### Required task
Repeat all the material exactly; pictures stay out of your copy.

>>

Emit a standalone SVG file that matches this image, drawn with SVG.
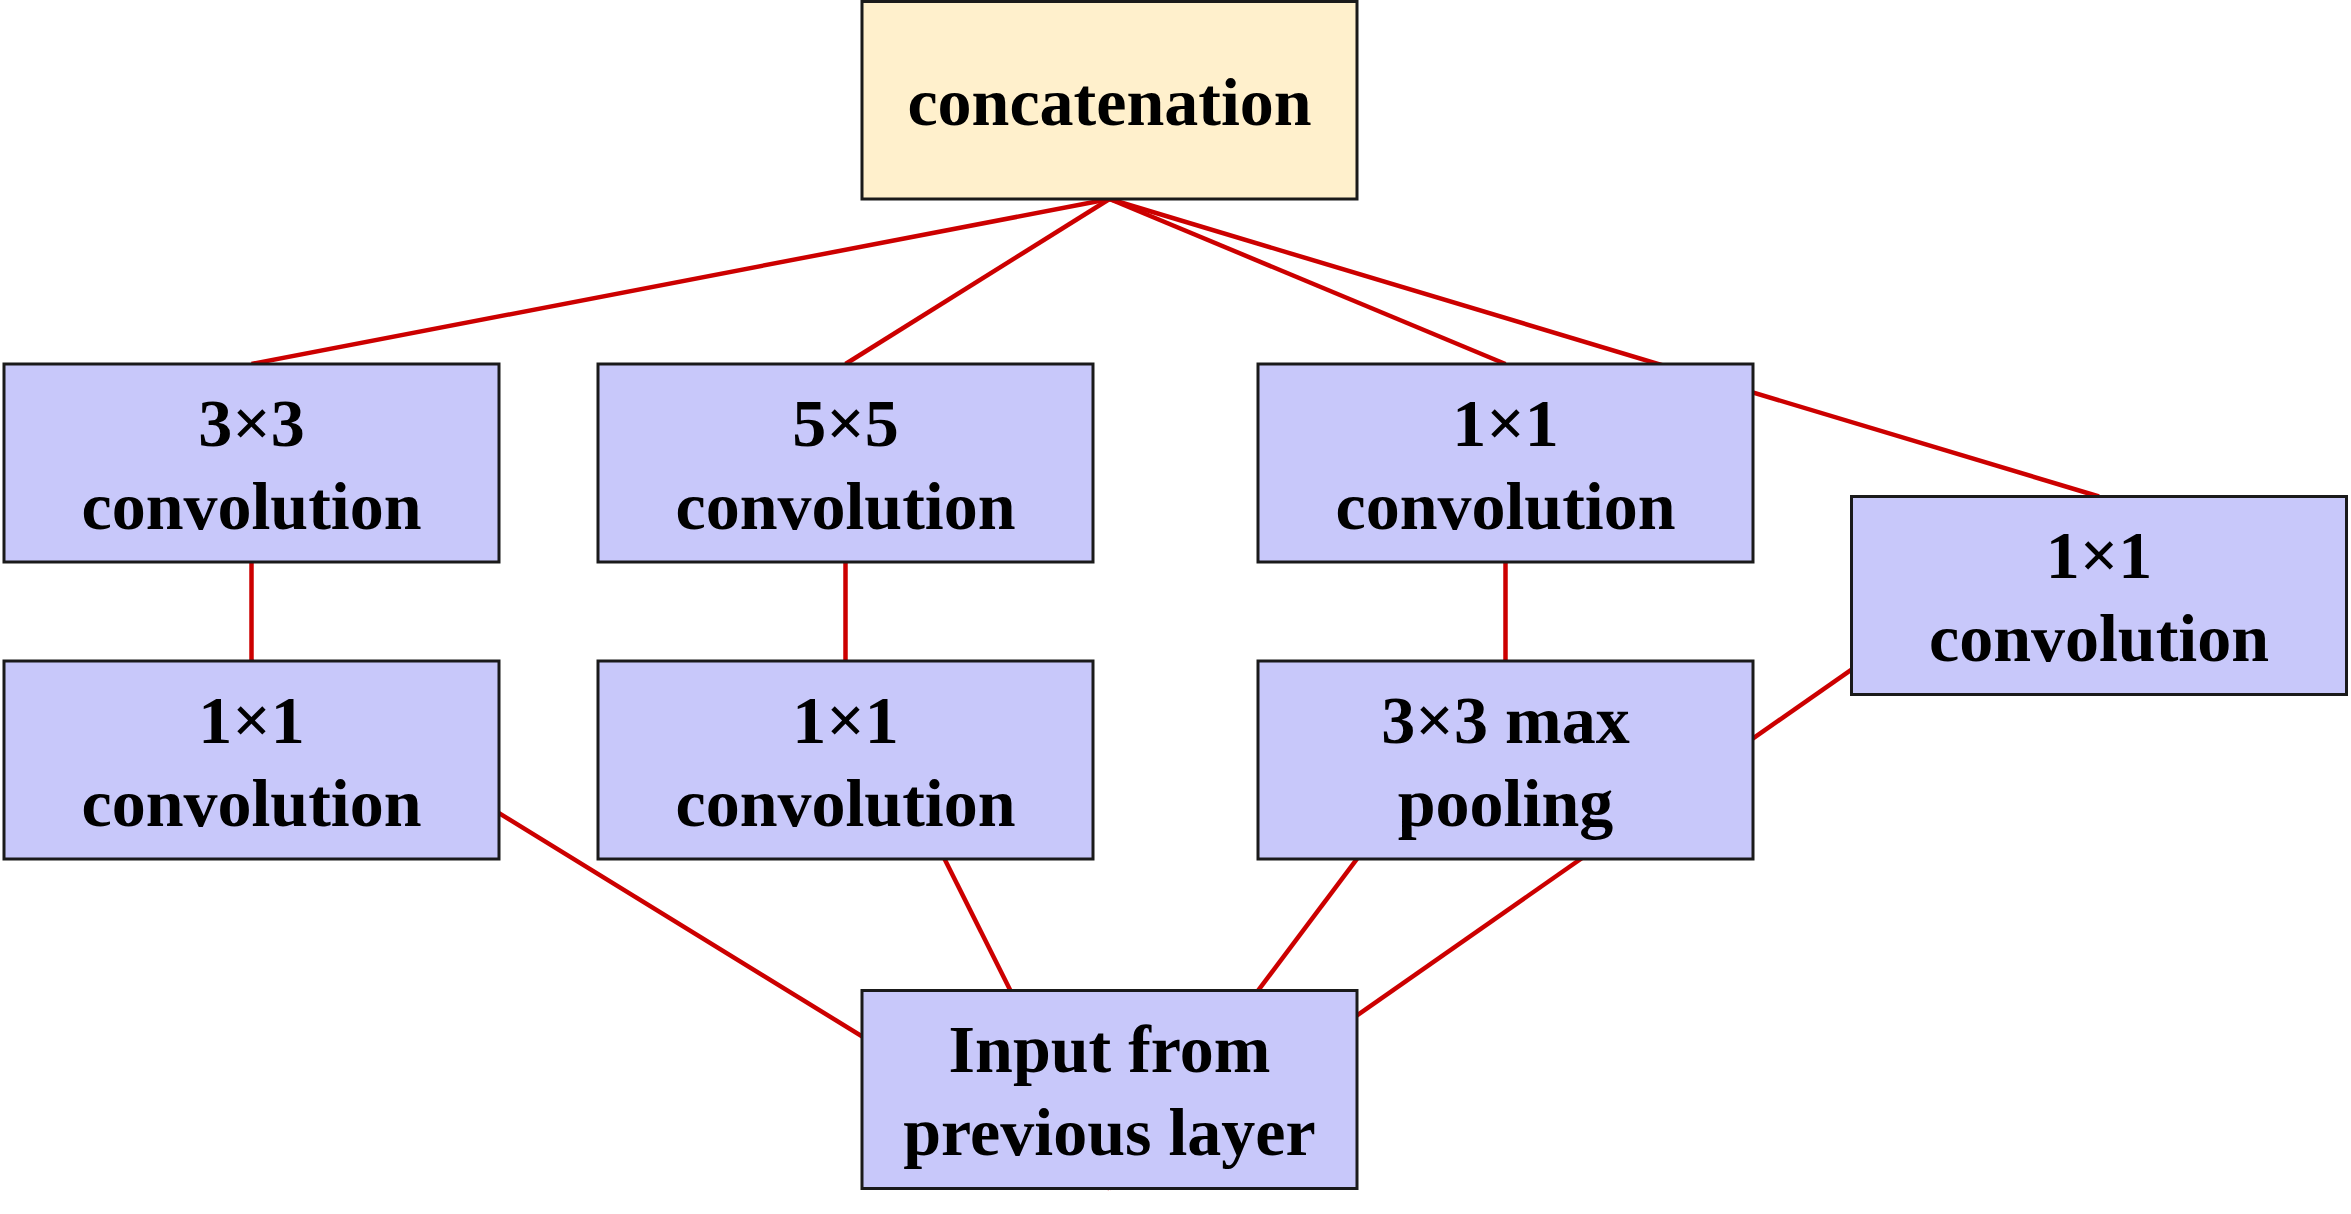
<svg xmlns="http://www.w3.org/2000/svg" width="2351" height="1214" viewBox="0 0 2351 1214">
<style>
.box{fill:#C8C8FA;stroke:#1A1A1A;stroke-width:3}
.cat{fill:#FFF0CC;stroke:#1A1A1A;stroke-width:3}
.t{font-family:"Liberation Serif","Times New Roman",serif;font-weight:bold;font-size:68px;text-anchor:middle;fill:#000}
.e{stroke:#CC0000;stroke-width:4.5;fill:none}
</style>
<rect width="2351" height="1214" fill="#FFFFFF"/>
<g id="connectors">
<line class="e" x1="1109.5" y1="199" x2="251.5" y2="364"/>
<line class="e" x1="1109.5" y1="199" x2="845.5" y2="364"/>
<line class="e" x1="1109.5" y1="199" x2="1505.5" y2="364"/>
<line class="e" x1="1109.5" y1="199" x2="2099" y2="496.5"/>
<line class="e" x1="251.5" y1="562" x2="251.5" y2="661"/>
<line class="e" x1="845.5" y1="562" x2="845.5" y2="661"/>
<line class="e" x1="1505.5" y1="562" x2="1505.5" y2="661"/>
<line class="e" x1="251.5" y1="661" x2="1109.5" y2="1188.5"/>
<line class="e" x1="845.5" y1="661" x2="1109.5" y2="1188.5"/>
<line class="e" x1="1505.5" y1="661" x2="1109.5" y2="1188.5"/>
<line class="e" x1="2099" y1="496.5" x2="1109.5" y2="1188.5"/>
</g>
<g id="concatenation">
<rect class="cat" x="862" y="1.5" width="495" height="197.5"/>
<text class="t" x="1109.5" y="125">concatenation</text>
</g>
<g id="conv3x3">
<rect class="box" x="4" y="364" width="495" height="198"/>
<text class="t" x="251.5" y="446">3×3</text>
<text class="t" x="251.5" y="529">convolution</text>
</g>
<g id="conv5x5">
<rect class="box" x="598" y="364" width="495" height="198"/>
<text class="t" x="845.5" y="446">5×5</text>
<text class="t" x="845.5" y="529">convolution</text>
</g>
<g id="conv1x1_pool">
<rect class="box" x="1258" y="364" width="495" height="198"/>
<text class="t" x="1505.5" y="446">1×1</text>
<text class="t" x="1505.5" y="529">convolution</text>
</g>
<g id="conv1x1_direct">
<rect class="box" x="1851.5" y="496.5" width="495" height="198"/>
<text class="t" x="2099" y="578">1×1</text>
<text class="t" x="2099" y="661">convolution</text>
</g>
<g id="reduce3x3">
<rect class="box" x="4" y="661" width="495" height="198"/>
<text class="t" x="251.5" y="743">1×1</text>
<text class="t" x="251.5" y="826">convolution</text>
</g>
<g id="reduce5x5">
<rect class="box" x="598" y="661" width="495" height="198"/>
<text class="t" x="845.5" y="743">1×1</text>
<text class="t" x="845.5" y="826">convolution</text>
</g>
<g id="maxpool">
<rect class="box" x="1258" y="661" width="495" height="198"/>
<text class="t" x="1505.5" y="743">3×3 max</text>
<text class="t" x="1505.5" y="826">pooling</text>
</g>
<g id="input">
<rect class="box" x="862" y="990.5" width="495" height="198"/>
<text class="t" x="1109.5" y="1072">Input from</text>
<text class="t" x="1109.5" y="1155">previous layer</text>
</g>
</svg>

<<

### Solution below
Emit a standalone SVG file that matches this image, drawn with SVG.
<svg xmlns="http://www.w3.org/2000/svg" width="2351" height="1214" viewBox="0 0 2351 1214">
<style>
.box{fill:#C8C8FA;stroke:#1A1A1A;stroke-width:3}
.cat{fill:#FFF0CC;stroke:#1A1A1A;stroke-width:3}
.t{font-family:"Liberation Serif","Times New Roman",serif;font-weight:bold;font-size:68px;text-anchor:middle;fill:#000}
.e{stroke:#CC0000;stroke-width:4.5;fill:none}
</style>
<rect width="2351" height="1214" fill="#FFFFFF"/>
<g id="connectors">
<line class="e" x1="1109.5" y1="199" x2="251.5" y2="364"/>
<line class="e" x1="1109.5" y1="199" x2="845.5" y2="364"/>
<line class="e" x1="1109.5" y1="199" x2="1505.5" y2="364"/>
<line class="e" x1="1109.5" y1="199" x2="2099" y2="496.5"/>
<line class="e" x1="251.5" y1="562" x2="251.5" y2="661"/>
<line class="e" x1="845.5" y1="562" x2="845.5" y2="661"/>
<line class="e" x1="1505.5" y1="562" x2="1505.5" y2="661"/>
<line class="e" x1="251.5" y1="661" x2="1109.5" y2="1188.5"/>
<line class="e" x1="845.5" y1="661" x2="1109.5" y2="1188.5"/>
<line class="e" x1="1505.5" y1="661" x2="1109.5" y2="1188.5"/>
<line class="e" x1="2099" y1="496.5" x2="1109.5" y2="1188.5"/>
</g>
<g id="concatenation">
<rect class="cat" x="862" y="1.5" width="495" height="197.5"/>
<text class="t" x="1109.5" y="125">concatenation</text>
</g>
<g id="conv3x3">
<rect class="box" x="4" y="364" width="495" height="198"/>
<text class="t" x="251.5" y="446">3×3</text>
<text class="t" x="251.5" y="529">convolution</text>
</g>
<g id="conv5x5">
<rect class="box" x="598" y="364" width="495" height="198"/>
<text class="t" x="845.5" y="446">5×5</text>
<text class="t" x="845.5" y="529">convolution</text>
</g>
<g id="conv1x1_pool">
<rect class="box" x="1258" y="364" width="495" height="198"/>
<text class="t" x="1505.5" y="446">1×1</text>
<text class="t" x="1505.5" y="529">convolution</text>
</g>
<g id="conv1x1_direct">
<rect class="box" x="1851.5" y="496.5" width="495" height="198"/>
<text class="t" x="2099" y="578">1×1</text>
<text class="t" x="2099" y="661">convolution</text>
</g>
<g id="reduce3x3">
<rect class="box" x="4" y="661" width="495" height="198"/>
<text class="t" x="251.5" y="743">1×1</text>
<text class="t" x="251.5" y="826">convolution</text>
</g>
<g id="reduce5x5">
<rect class="box" x="598" y="661" width="495" height="198"/>
<text class="t" x="845.5" y="743">1×1</text>
<text class="t" x="845.5" y="826">convolution</text>
</g>
<g id="maxpool">
<rect class="box" x="1258" y="661" width="495" height="198"/>
<text class="t" x="1505.5" y="743">3×3 max</text>
<text class="t" x="1505.5" y="826">pooling</text>
</g>
<g id="input">
<rect class="box" x="862" y="990.5" width="495" height="198"/>
<text class="t" x="1109.5" y="1072">Input from</text>
<text class="t" x="1109.5" y="1155">previous layer</text>
</g>
</svg>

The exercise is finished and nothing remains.